Some Guidelines on How to Avoid Advanced Fee Schemes:
- Follow the saying, “If something seems too good to be true, then it probably is”. Stick to common business practices. Never consider business being carried out on the street corner in cash as legitimate.
- Be sure you know who you’re trading with. If you aren’t familiar with the person or company you plan to do business with, learn more about them. Ask a lot of questions. Visit their location, do your homework, look them up with the Better Business Bureau and/or consult with family, friends or an attorney.
- Money spent up front to pay an attorney to review complex business agreements can save you even more money in the long run. If you don’t understand the terms of the business 100%, have them examined by a knowledgeable and recommended attorney.
- Businesses that operate out of post office boxes, mail drops and/or don’t have a street address should be dealt with suspicion. Also be wary of those who don’t have a direct phone line, can’t be reached and must always return your call at a later date and time.
- Be cautious of business deals requiring you to sign nondisclosure or non-circumvention agreements. These agreements can prevent you from verifying the legitimacy of those doing business with you. Scammers use these agreements as a threat of civil suits to victims if they report their losses and business activity to law enforcement agencies.
Never pay a fee upfront for offers to search for scholarship information. This is unnecessary as you can find the same information yourself, for free. School counselors and librarians are great resources for help in researching scholarships.
Email Loan Offers – a deal too good to be true
Mixed in with the rest of your email you may come across loan offers that guarantee you an unsecured loan regardless of your credit history. This will be music to the ears of many people desperate for some quick cash. The person sending these emails knows that, too. They also know that someone out there is going to see their loan offer and consider taking them up on it.

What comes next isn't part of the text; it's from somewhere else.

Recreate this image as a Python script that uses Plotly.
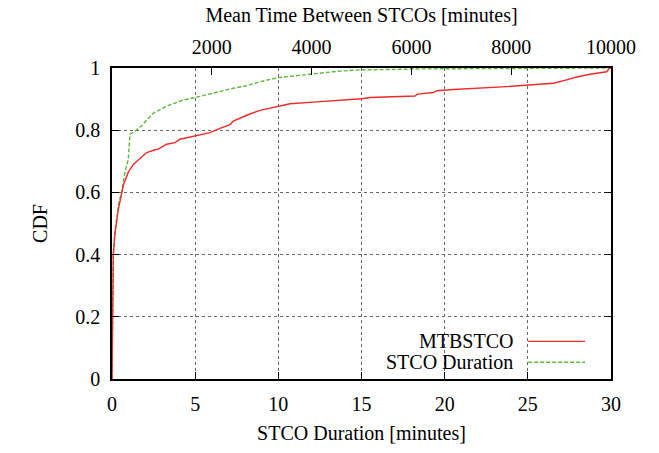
import plotly.graph_objects as go

# STCO Duration (bottom axis, minutes)
green_x = [0, 0.01, 0.02, 0.05, 0.08, 0.15, 0.28, 0.4, 0.58, 0.78, 0.98, 1.05, 1.08, 1.38,
           1.8, 2.1, 2.5, 3.3, 4.29, 5.0, 5.89, 7.3, 8.1, 8.9, 10.0, 11.7, 13.3, 13.7, 14.9,
           16.5, 18.3, 22, 26, 30]
green_y = [0, 0.1, 0.2, 0.3, 0.4, 0.46, 0.526, 0.565, 0.601, 0.665, 0.707, 0.75, 0.787, 0.797,
           0.815, 0.834, 0.855, 0.878, 0.897, 0.905, 0.917, 0.935, 0.943, 0.956, 0.969, 0.980,
           0.988, 0.990, 0.994, 0.995, 0.997, 0.998, 0.999, 1.0]

# MTBSTCO (top axis, minutes)
red_x = [0, 5, 12, 26, 60, 126, 226, 327, 427, 561, 695, 862, 928, 1096, 1263, 1363, 1663,
         1964, 2164, 2365, 2431, 2700, 2966, 3333, 3567, 4102, 4569, 5004, 5170, 6072, 6118,
         6439, 6507, 6840, 7910, 8511, 8844, 9112, 9313, 9579, 9914, 9966, 10000]
red_y = [0, 0.15, 0.28, 0.399, 0.468, 0.545, 0.622, 0.665, 0.69, 0.71, 0.728, 0.737, 0.739,
         0.755, 0.760, 0.771, 0.781, 0.792, 0.806, 0.818, 0.829, 0.848, 0.864, 0.877, 0.885,
         0.891, 0.895, 0.901, 0.905, 0.910, 0.916, 0.921, 0.927, 0.931, 0.940, 0.947, 0.951,
         0.962, 0.971, 0.980, 0.988, 0.999, 1.0]

bottom_ticks = [0, 5, 10, 15, 20, 25, 30]
top_ticks = [2000, 4000, 6000, 8000, 10000]
top_tick_text = ["2000", "4000", "6000", "8000", "10000"]
y_ticks = [0, 0.2, 0.4, 0.6, 0.8, 1]
y_tick_text = ["0", "0.2", "0.4", "0.6", "0.8", "1"]

RED = "#ee2a2a"
GREEN = "#5cb83a"
FONT = "Liberation Serif, Times New Roman, DejaVu Serif, serif"

fig = go.Figure()
fig.add_trace(go.Scatter(x=red_x, y=red_y, xaxis="x2", yaxis="y", mode="lines",
                         line=dict(color=RED, width=1.4), name="MTBSTCO", showlegend=False))
fig.add_trace(go.Scatter(x=green_x, y=green_y, xaxis="x", yaxis="y", mode="lines",
                         line=dict(color=GREEN, width=1.4, dash="4px,2px"),
                         name="STCO Duration", showlegend=False))

# legend drawn gnuplot-style (text right, sample left)
fig.add_shape(type="rect", xref="paper", yref="paper", x0=0.477, x1=0.978, y0=0.013, y1=0.15,
              fillcolor="white", line=dict(width=0), layer="between")
fig.add_annotation(xref="paper", yref="paper", x=0.8076, y=0.121, text="MTBSTCO",
                   showarrow=False, xanchor="right", yanchor="middle",
                   font=dict(family=FONT, size=20, color="black"))
fig.add_annotation(xref="paper", yref="paper", x=0.8076, y=0.054, text="STCO Duration",
                   showarrow=False, xanchor="right", yanchor="middle",
                   font=dict(family=FONT, size=20, color="black"))
fig.add_shape(type="line", xref="paper", yref="paper", x0=0.834, x1=0.948, y0=0.121, y1=0.121,
              line=dict(color=RED, width=1.4))
fig.add_shape(type="line", xref="paper", yref="paper", x0=0.834, x1=0.948, y0=0.054, y1=0.054,
              line=dict(color=GREEN, width=1.4, dash="4px,2px"))

axis_common = dict(showline=True, linecolor="black", linewidth=1.5, ticks="inside",
                   tickcolor="black", ticklen=7, tickwidth=1.2, zeroline=False,
                   tickfont=dict(family=FONT, size=20, color="black"))

fig.update_layout(
    width=659, height=453,
    margin=dict(l=112, r=48, t=68, b=71),
    paper_bgcolor="white", plot_bgcolor="white",
    font=dict(family=FONT, size=20, color="black"),
    xaxis=dict(range=[0, 30], tickvals=bottom_ticks, mirror=True,
               showgrid=True, gridcolor="#666", griddash="dot", gridwidth=1,
               title=dict(text="STCO Duration [minutes]", standoff=12,
                          font=dict(family=FONT, size=20)),
               ticklabelstandoff=6, **axis_common),
    xaxis2=dict(range=[0, 10000], tickvals=top_ticks, ticktext=top_tick_text,
                overlaying="x", side="top", showgrid=False, anchor="y",
                title=dict(text="Mean Time Between STCOs [minutes]", standoff=8,
                           font=dict(family=FONT, size=20)),
                ticklabelstandoff=4, **axis_common),
    yaxis=dict(range=[0, 1], tickvals=y_ticks, ticktext=y_tick_text, mirror="ticks",
               showgrid=True, gridcolor="#666", griddash="dot", gridwidth=1,
               title=dict(text="CDF", standoff=22, font=dict(family=FONT, size=20)),
               ticklabelstandoff=6, **axis_common),
)

fig.write_html("out.html")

Think hard before accepting such an offer no matter how tempting or how much you need the money. Responding to unsolicited email offers is seldom, if ever, a good idea. If you do respond and begin the loan process there’s one thing in particular to be on the lookout for: an advance fee.
Advance Fee Internet Scam Warning Signs:
- Even being asked for an advance fee to get a loan is your first warning sign. Lenders do not typically as for fees up front when you are applying for a loan and if they do it will not be at most a small processing fee.
- Getting offers for loans in the form of unsolicited emails is unusual for legitimate lending institutions like banks. You usually go to them and ask if you can borrow money. Someone seeking you out to loan you money should raise red flags immediately.
- If you have bad credit and are guaranteed that you will get a loan you should start to question the validity of the loan offer. We hate to break it to you but legitimate lenders seldom, if ever, loan money to people with bad credit. If you know you have bad credit and you are promised that a loan is guaranteed if you pay an advance fee you should be suspicious.
- If the lender refuses to give you your loan details in writing you should not do business with them. This is a common scam technique that you should question immediately. Legitimate lenders always give you a full rundown of the full cost of a loan. This means you will know your interest rate, length of time to pay the loan off, payoff amounts etc. Never sign any financial papers if you feel you are not being provided enough information.
How does someone report one of these advance fee internet scams in order to get your money back
I’ve also been scammed. I think the best advice is to speak to the FBI. You can also join Anti fraud groups on FB.